___ GIVEN RECORDS

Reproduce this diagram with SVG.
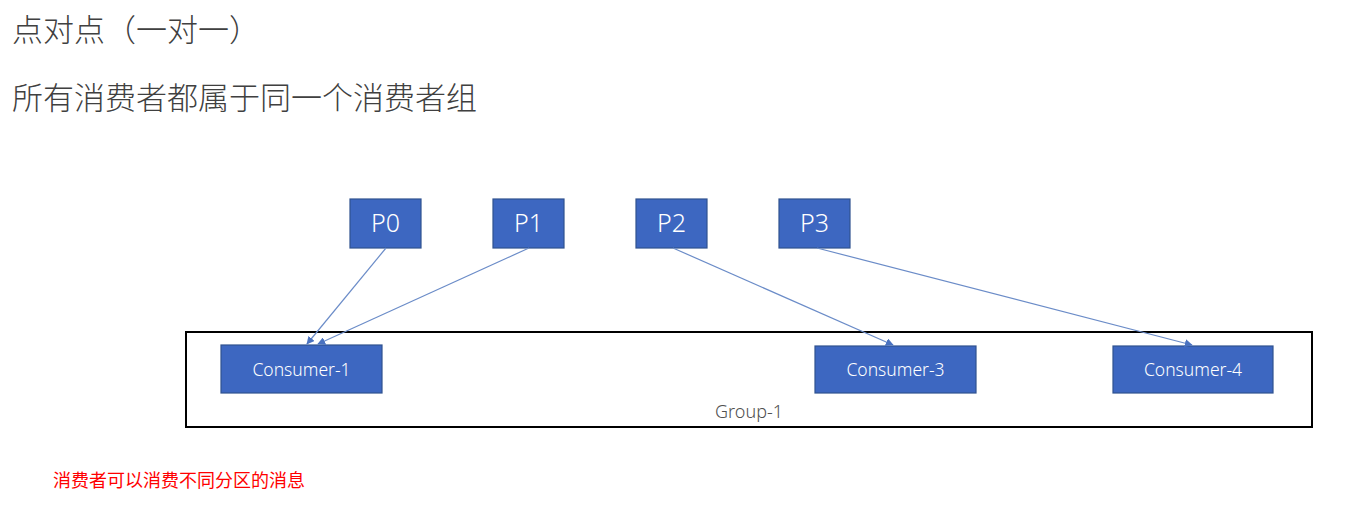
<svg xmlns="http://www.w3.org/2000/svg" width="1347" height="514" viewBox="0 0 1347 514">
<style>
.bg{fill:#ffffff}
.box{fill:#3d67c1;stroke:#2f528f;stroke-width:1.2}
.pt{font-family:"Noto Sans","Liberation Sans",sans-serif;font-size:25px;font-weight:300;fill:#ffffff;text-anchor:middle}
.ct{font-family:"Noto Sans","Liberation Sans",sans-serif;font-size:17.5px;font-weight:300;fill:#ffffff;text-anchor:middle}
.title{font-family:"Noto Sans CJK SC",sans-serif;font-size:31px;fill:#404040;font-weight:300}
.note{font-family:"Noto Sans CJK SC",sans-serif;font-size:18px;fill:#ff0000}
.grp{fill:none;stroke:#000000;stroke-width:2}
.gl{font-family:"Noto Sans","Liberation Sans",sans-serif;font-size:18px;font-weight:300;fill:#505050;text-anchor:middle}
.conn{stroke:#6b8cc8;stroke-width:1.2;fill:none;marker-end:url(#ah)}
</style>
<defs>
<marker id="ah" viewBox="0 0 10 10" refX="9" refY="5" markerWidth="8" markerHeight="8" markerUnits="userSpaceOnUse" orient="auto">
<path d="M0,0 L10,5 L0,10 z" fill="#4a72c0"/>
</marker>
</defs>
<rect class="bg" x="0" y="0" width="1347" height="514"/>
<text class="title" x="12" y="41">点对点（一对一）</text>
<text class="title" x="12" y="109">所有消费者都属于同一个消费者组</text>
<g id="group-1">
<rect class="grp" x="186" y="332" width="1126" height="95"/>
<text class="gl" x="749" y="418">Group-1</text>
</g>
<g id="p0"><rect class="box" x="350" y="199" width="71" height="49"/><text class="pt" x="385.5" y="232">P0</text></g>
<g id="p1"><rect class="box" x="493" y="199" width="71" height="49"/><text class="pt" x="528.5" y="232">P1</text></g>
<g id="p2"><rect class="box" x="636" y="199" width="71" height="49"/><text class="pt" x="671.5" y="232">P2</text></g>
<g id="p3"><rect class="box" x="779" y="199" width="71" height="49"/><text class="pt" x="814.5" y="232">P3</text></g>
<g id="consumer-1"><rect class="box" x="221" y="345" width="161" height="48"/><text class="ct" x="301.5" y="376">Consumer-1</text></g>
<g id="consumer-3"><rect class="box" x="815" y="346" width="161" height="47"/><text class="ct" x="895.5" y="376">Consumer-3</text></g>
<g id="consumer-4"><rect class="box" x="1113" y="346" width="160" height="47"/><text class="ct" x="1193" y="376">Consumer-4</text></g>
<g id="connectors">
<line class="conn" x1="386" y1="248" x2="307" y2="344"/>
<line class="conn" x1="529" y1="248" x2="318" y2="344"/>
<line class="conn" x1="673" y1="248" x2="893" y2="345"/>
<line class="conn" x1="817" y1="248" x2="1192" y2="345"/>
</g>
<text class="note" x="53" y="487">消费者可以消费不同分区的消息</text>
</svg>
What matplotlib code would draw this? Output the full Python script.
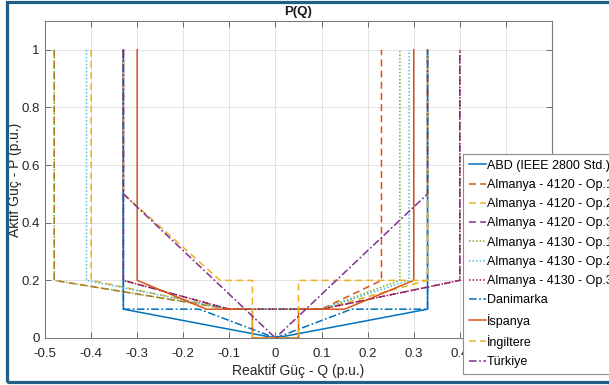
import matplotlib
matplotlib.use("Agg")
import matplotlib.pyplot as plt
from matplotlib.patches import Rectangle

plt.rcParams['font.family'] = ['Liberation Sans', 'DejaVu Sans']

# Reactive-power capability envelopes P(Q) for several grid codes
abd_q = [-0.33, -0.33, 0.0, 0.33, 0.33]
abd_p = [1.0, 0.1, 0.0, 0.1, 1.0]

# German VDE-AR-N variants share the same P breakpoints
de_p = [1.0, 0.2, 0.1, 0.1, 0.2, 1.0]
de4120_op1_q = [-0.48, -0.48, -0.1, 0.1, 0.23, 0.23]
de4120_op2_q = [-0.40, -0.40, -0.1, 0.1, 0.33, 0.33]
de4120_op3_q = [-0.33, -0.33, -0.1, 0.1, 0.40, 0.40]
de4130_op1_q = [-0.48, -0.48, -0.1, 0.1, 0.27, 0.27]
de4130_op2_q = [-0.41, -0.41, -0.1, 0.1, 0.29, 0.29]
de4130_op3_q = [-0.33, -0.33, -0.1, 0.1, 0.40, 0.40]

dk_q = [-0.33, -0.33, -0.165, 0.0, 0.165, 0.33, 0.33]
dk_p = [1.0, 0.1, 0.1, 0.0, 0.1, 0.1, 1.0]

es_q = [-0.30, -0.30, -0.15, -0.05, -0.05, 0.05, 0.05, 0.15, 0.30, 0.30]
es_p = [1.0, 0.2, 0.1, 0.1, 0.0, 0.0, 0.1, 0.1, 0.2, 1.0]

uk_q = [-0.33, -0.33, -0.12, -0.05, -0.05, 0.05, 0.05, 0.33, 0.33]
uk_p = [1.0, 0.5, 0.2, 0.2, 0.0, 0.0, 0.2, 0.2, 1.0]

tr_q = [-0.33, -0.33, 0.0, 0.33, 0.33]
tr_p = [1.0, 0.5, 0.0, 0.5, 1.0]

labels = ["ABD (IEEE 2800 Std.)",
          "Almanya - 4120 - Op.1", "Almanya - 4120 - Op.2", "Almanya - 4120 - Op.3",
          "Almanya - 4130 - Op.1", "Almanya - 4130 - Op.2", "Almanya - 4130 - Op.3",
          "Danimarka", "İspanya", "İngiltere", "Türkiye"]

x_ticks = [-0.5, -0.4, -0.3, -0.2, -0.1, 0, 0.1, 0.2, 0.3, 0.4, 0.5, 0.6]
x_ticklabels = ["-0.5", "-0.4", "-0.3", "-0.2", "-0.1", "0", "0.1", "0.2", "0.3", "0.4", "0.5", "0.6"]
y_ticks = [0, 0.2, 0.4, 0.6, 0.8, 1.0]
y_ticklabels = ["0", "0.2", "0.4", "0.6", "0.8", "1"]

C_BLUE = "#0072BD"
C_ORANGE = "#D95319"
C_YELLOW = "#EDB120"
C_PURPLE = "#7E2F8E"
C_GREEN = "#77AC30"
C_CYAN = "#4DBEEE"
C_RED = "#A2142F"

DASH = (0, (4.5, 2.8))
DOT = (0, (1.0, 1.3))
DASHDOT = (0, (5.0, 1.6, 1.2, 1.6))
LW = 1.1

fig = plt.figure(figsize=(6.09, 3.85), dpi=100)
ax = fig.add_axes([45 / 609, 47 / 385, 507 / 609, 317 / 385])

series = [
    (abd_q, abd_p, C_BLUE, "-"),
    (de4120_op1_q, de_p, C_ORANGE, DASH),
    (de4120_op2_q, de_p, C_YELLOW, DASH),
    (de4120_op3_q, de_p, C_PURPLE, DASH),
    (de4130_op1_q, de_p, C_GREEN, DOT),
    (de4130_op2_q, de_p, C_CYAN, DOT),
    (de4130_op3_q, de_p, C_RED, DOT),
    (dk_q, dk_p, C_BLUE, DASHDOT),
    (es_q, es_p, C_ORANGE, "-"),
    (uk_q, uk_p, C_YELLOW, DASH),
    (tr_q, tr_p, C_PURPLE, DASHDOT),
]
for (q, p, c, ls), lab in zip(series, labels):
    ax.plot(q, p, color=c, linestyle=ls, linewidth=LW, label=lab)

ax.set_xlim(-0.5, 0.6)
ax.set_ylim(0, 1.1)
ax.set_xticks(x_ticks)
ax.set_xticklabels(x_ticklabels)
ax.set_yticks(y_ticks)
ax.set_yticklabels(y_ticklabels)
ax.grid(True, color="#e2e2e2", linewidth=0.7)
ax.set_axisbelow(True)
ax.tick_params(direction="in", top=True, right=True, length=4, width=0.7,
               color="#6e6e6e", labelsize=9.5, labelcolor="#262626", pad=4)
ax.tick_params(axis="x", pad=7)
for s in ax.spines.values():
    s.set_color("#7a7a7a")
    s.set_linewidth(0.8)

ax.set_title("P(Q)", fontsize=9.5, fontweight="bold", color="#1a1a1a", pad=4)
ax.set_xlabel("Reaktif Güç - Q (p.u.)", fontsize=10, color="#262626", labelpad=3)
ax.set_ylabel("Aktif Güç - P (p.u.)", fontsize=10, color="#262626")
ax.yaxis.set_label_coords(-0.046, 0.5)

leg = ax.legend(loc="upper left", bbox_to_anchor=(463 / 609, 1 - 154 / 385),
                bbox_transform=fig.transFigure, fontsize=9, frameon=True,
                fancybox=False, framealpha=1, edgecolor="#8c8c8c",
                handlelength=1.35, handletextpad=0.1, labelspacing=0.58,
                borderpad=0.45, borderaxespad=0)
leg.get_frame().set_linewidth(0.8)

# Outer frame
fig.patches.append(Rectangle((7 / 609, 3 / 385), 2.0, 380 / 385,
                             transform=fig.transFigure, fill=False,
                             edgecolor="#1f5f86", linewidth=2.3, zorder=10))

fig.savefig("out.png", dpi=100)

______

§ **TASK OBJECTIVE**
In the listing above, find the line with "What matplotlib code" and the line with "plt.rcParams['font.family'] = ['Liberation". Copy both of them and every line between, exactly, but not the pictures.

§ **WRITTEN ANSWER**
What matplotlib code would draw this? Output the full Python script.
import matplotlib
matplotlib.use("Agg")
import matplotlib.pyplot as plt
from matplotlib.patches import Rectangle

plt.rcParams['font.family'] = ['Liberation Sans', 'DejaVu Sans']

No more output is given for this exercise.